We see real incongruence between what we expect and what we get, and that’s precisely how our confidence is undermined.

That’s a word I’m loving these days: Congruence.

It’s when things line up. It’s when what you see is what you get.

Congruence is truth.

Congruence is whole.

Congruence makes sense.

And a person who is congruent – they mean what they say, and predictably do what they say they will – is truly a person of integrity. Pundits may see the world suffering from a crisis of confidence, but I’d call it an Integrity Deficit.

Somehow or other, many leaders – some of them self-appointed – seem to have forgotten that people eagerly follow those with integrity. Whether you’re a politician, an office manager or a life coach, being a person who means what she says, and does what she says she’s going to do, is the person who’s really successful.

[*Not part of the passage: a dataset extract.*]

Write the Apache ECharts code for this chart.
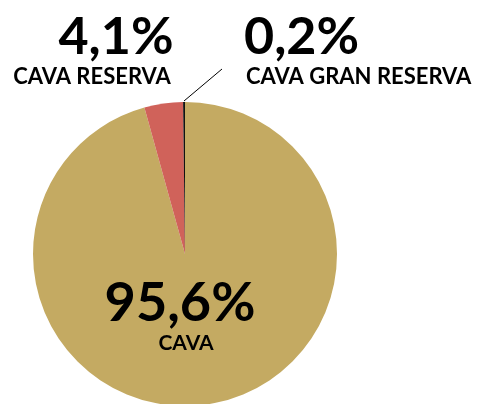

Now, we all know people whose integrity is, shall we say, “compromised”, and yet they seem to thrive and maybe even get ahead.

That’s an incongruence right there, huh?

But what goes around comes around, and I have never, ever met an incongruent person whose personal narrative ends well. Have you?

That karma thing is plenty powerful.

And it always works.

So, now is as good a time as any to assess your own personal integrity.

  • Do you ever say yes when you mean no, and wince about it shortly after the words have left your mouth?
  • Do you consistently miss deadlines and break commitments?
  • Do you fib about having sent in the payment, when really you haven’t even written the check yet?
  • Do you concoct a story about where you just were, rather than admitting what you were really doing?

OK, you’re human.  But do you feel good about this stuff? Or does it add to your stress?  Create overwhelm?

Then get congruent, baby.

Start in a small way.  Start by making only those commitments you know you can meet. And then acknowledge to yourself that you did what you said you’d do. Maybe even give yourself a little reward for that.

And, make an effort to really watch your words.  In The Four Agreements, author Don Miguel Ruiz suggests that one way to insure happiness is to:

“Be impeccable with your word. Speak with integrity. Say only what you mean. Avoid using the word to speak against yourself or to gossip about others. Use the power of your word in the direction of truth and love.”

I hear you – truth and love in the workplace? Just for a minute, drop your skepticism and think about it a different way.

I know from experience that shifting toward integrity will profoundly change your work experience. It will profoundly change your marriage, your parenting, your friendships and everything else in your world.

Integrity changes anything it touches for the better.

That is the truth.

You know, I have a dream.  I dream that one day our global crisis of confidence will be replaced with the peace, certainty and progress that integrity engenders.

But that will only happen – our leaders will only become people of integrity – if we, first, become so ourselves.